POPULIST PRESIDENT

by Rosa Jordan

In These Times, August 23, 1993


Cheddi Jagan charts a new course for Guyana

Guyana’s new president is 75 years old, his white hair wispy, his impatience apparent. Britain, with help from the United States, has thrice removed him from leadership positions to which he had been fairly elected. Thirty years have passed since the last time he was, as the New York Daily News gloatingly put it, “butchered out of power.” Cheddi Jagan may not be angry anymore, but his abruptness makes it obvious that he has little respect for the US or for American journalists.

Cheddi JaganGuyana’s most recent election, on October 9, 1992, was not another force-and-fraud mockery. Jagan attributes that only minimally to attitude changes at the US State Department. He gives most of the credit to former president Jimmy Carter, who headed the international monitoring team. Carter made several common-sense decisions that saved the election from being aborted, and it was only Carter’s personal courage in standing up to and then calming down a mob of opposition rioters that kept the polling in the Guyana capital of Georgetown from being closed. Consequently, South American’s only English-speaking nation had its day of democracy. The voters handed Jagan and his Progressive People’s Party what they had tried to give him 30 years earlier: the chance to lead an independent Guyana.

Jagan’s wife, Chicago native Janet Rosenberg, summarized what the Progressive People’s Party stands for. “The first twenty years we were a populist party,” she said. “In 1970, we decided to call ourselves Marxist, and in the Eighties we went back to calling ourselves populist. But our focus has always been the same: democracy and a higher standard of living for the people. Basically w e just want to improve the lot of the people.”

The word “democracy” runs like a drumbeat through the president’s answers to questions. “There can be no development without democracy. We will put into place elected government at all levels–municipal, regional, and national.”

But saying that democracy would solve Guyana’s massive economic problems seems as airy as saying that love is the solution to war.

Pressed further, Jagan elaborates: “We will involve people at all levels and take advantage of their creativity, setting up citizens’ committees in every community, getting farmers and workers involved in running their own set-up. For example, two years ago it was decided to close two sugar mills and withdraw 12,000 acres from sugar production to grow other crops. But employees were not even consulted. We want to involve workers in decision-making.”

Jagan will not repeat mistakes of the former Soviet Union. “What stifled the Soviet economy was its bureaucratic, command-type government. That’s what we had here. Every level of government was controlled by the ruling party–by fraud. Now we have an elected, democratic administration at the national level, but we will be going beyond that. People must not vote just every few years. They must be involved every day in the affairs of the country, involved in democratic citizens’ committees where they will organize projects, cleaning up and policing their community.”

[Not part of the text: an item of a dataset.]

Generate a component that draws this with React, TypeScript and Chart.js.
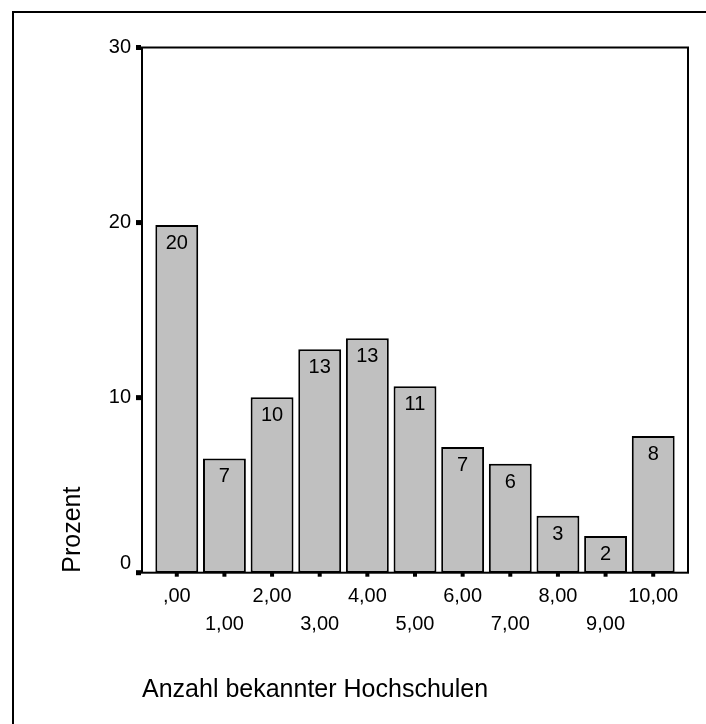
import React, { useEffect, useRef } from "react";
import { Chart, registerables } from "chart.js";

Chart.register(...registerables);

const categories = [",00", "1,00", "2,00", "3,00", "4,00", "5,00", "6,00", "7,00", "8,00", "9,00", "10,00"];
const percent = [19.86, 6.53, 10.02, 12.76, 13.39, 10.65, 7.18, 6.23, 3.26, 2.1, 7.81];
const yTicks = [0, 10, 20, 30];
const xTitle = "Anzahl bekannter Hochschulen";
const yTitle = "Prozent";

const FONT = "'Liberation Sans', Arial, sans-serif";
const W = 706;
const H = 724;

const framePlugin = {
  id: "frame",
  afterDatasetsDraw(chart: any) {
    const { ctx } = chart;
    const meta = chart.getDatasetMeta(0);
    ctx.save();
    ctx.fillStyle = "#000";
    ctx.font = `20px ${FONT}`;
    ctx.textAlign = "center";
    ctx.textBaseline = "middle";
    meta.data.forEach((bar: any, i: number) => {
      ctx.fillText(String(Math.round(percent[i])), bar.x, bar.y + 18.5);
    });
    ctx.restore();
  },
  afterDraw(chart: any) {
    const { ctx, chartArea: a, scales } = chart;
    ctx.save();
    ctx.strokeStyle = "#000";
    ctx.fillStyle = "#000";
    ctx.lineWidth = 2;
    ctx.beginPath();
    ctx.moveTo(13, chart.height + 5);
    ctx.lineTo(13, 12);
    ctx.lineTo(chart.width + 5, 12);
    ctx.stroke();
    ctx.strokeRect(a.left, a.top, a.right - a.left, a.bottom - a.top);
    scales.y.ticks.forEach((t: any) => {
      const py = scales.y.getPixelForValue(t.value);
      ctx.fillRect(a.left - 6, py - 2.5, 5, 5);
    });
    scales.x.ticks.forEach((t: any) => {
      const px = scales.x.getPixelForValue(t.value);
      ctx.fillRect(px - 2, a.bottom, 4, 4);
    });
    ctx.restore();
  },
};

export default function App() {
  const ref = useRef<HTMLCanvasElement>(null);
  useEffect(() => {
    if (!ref.current) return;
    const chart = new Chart(ref.current, {
      type: "bar",
      data: {
        datasets: [
          {
            data: percent.map((v, i) => ({ x: i, y: v })),
            backgroundColor: "#c0c0c0",
            borderColor: "#000",
            borderWidth: 2,
            borderSkipped: false,
            barPercentage: 0.9,
            categoryPercentage: 1.0,
          },
        ],
      },
      plugins: [framePlugin],
      options: {
        responsive: false,
        animation: false,
        events: [],
        layout: { padding: { left: 0, top: 47.5, right: 18, bottom: 0 } },
        plugins: { legend: { display: false }, tooltip: { enabled: false } },
        scales: {
          x: {
            type: "linear",
            offset: false,
            min: -0.73,
            max: 10.73,
            grid: { display: false, drawTicks: false, offset: false },
            border: { display: false },
            afterFit: (s: any) => {
              s.height = H - 572.7;
            },
            afterBuildTicks: (s: any) => {
              s.ticks = categories.map((_, i) => ({ value: i }));
            },
            ticks: {
              autoSkip: false,
              maxRotation: 0,
              minRotation: 0,
              padding: 10,
              color: "#000",
              font: { family: FONT, size: 20, lineHeight: "28px" },
              callback: (v: any) => {
                const i = Math.round(Number(v));
                return i % 2 === 0 ? categories[i] : ["", categories[i]];
              },
            },
            title: {
              display: true,
              text: xTitle,
              align: "start",
              color: "#000",
              font: { family: FONT, size: 25 },
              padding: { top: 0, bottom: 18.5 },
            },
          },
          y: {
            min: 0,
            max: 30,
            grid: { display: false, drawTicks: false },
            border: { display: false },
            afterFit: (s: any) => {
              s.width = 142;
            },
            afterBuildTicks: (s: any) => {
              s.ticks = yTicks.map((v) => ({ value: v }));
            },
            ticks: {
              padding: 11,
              color: "#000",
              font: { family: FONT, size: 20, lineHeight: "19px" },
              callback: (v: any) => (Number(v) === 0 ? ["0", ""] : String(v)),
            },
            title: {
              display: true,
              text: yTitle,
              align: "start",
              color: "#000",
              font: { family: FONT, size: 25 },
              padding: { top: 58, bottom: 0 },
            },
          },
        },
      },
    } as any);
    return () => chart.destroy();
  }, []);
  return (
    <div style={{ position: "fixed", left: 0, top: 0, width: W, height: H, background: "#fff" }}>
      <canvas ref={ref} width={W} height={H} style={{ display: "block" }} />
    </div>
  );
}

Jagan addresses the subject of money dismissively. “There’s a lot of money available for rebuilding infrastructure at the local level, from both government and non-government agencies,” he said. In Jagan’s view the resources are there, always have been there. The things missing were grassroots organizations powerful enough to ensure that the existing resources were used to meet the needs of ordinary people.

Since graduating from Northwestern University’s dental school in 1942, Jagan has spent 49 years doing grassroots organizing in Guyana. Now that he is president, he says, rather wearily, that he will simply continue trying to get people involved in organizations that are structured to give them the collective power to shape the political, economic, and social forces that affect their lives.

With dogged persistence, Jagan plods on. His popularity and party support are now stronger than when he was driven from power. This presidential victory, he says, is just one more step in the struggle. He and Janet, who at 72 remains a full and active partner in their political life, both insist that grassroots democracy works, and that when put into practice it will enhance the social and economic well-being of the people who practice it.

President Jagan concludes his interview with obvious relief. Perhaps he has grown tired of trying to explain the advantages of grassroots democracy to people from a country where it is rarely practiced, let alone seen as a route to economic prosperity.